Sob qual prisma você lê a ideia de liberdade? A primeira opção: a palavra está associada à possibilidade de se “fazer aquilo que é vontade do sujeito”, em associação à ideia de “livre arbítrio”. Será? A definição mais corriqueira está nos dicionários. Veja que interessante o verbete estampado no Dicionário de Oxford, de acordo com a inteligência artificial do Google: “grau de independência legítimo que um cidadão, um povo ou uma nação elege como valor supremo, como ideal” e “conjunto de direitos reconhecidos ao indivíduo, isoladamente ou em grupo, em face da autoridade política e perante o Estado; poder que tem o cidadão de exercer a sua vontade dentro dos limites que lhe faculta a lei”. Contabilize: “grau de independência”, ou seja, não existe independência absoluta para a ação; “grau de independência legítimo eleito como valor supremo ou ideal”, ou seja, trata-se de algo pactuado coletivamente dentro de limites; “conjunto de direitos reconhecidos”, ou seja, são regras e, portanto, têm fronteiras; “poder que tem o cidadão de exercer a sua vontade dentro dos limites que lhe faculta a lei”, ou seja, de novo, tem lei, ou limites.

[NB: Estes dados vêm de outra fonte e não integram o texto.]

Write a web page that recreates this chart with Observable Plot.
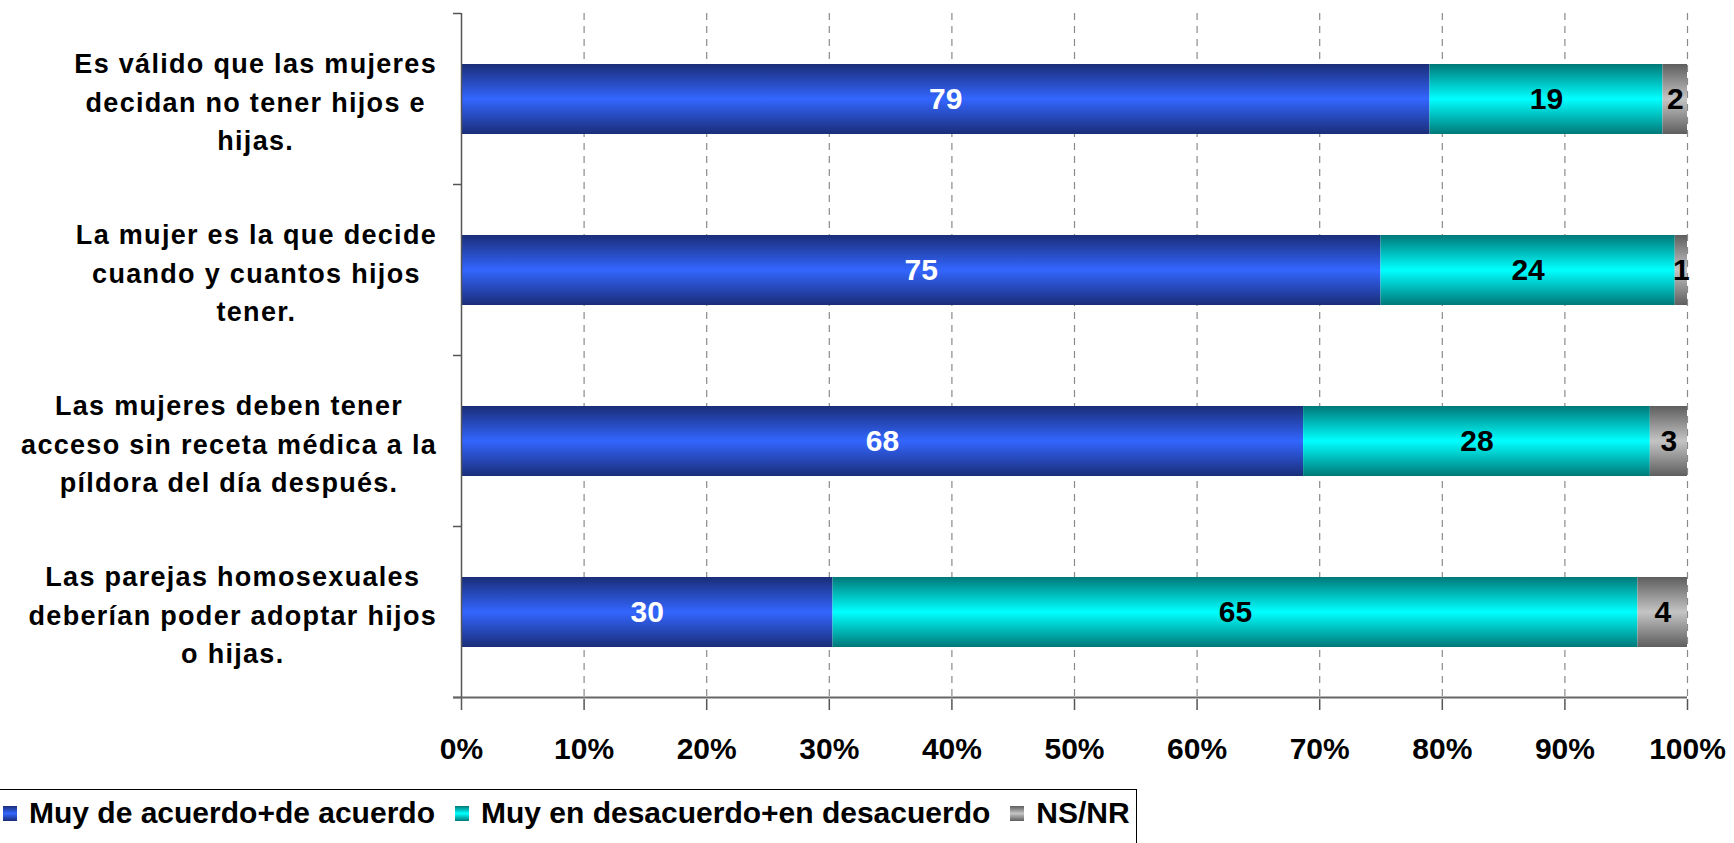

Conclusão: a liberdade absoluta não existe em qualquer sociedade do mundo. Não há lugar desse planeta, mais ou menos democrático, que não imponha limites à atuação de pessoas e grupos naquilo que proferem ou fazem. É mais do que esperado, no entanto, que assim como existem tetos para o livre agir, existam pisos. Depois de tudo o que passamos em nosso país, pelas mãos de golpistas, é razoável dizer que nesse instante não teremos manifestações correlatas ao que se assistiu entre novembro de 2022 e janeiro de 2023 na Praça dos Três Poderes? Responda você. Eu concordo com a determinação do STF, mas posso estar influenciado pelo quanto torço para que a justiça puna com máximo rigor quem tentou derreter a Democracia no Brasil. Democracia esta que hoje me oferta a liberdade de escrever este texto sem ser punido legalmente, mas provavelmente não existiria se o sonho dourado dos larápios tivesse se concretizado e eu pensasse em dizer o que penso sobre quem atentou contra o Estado Democrático de Direito no Brasil.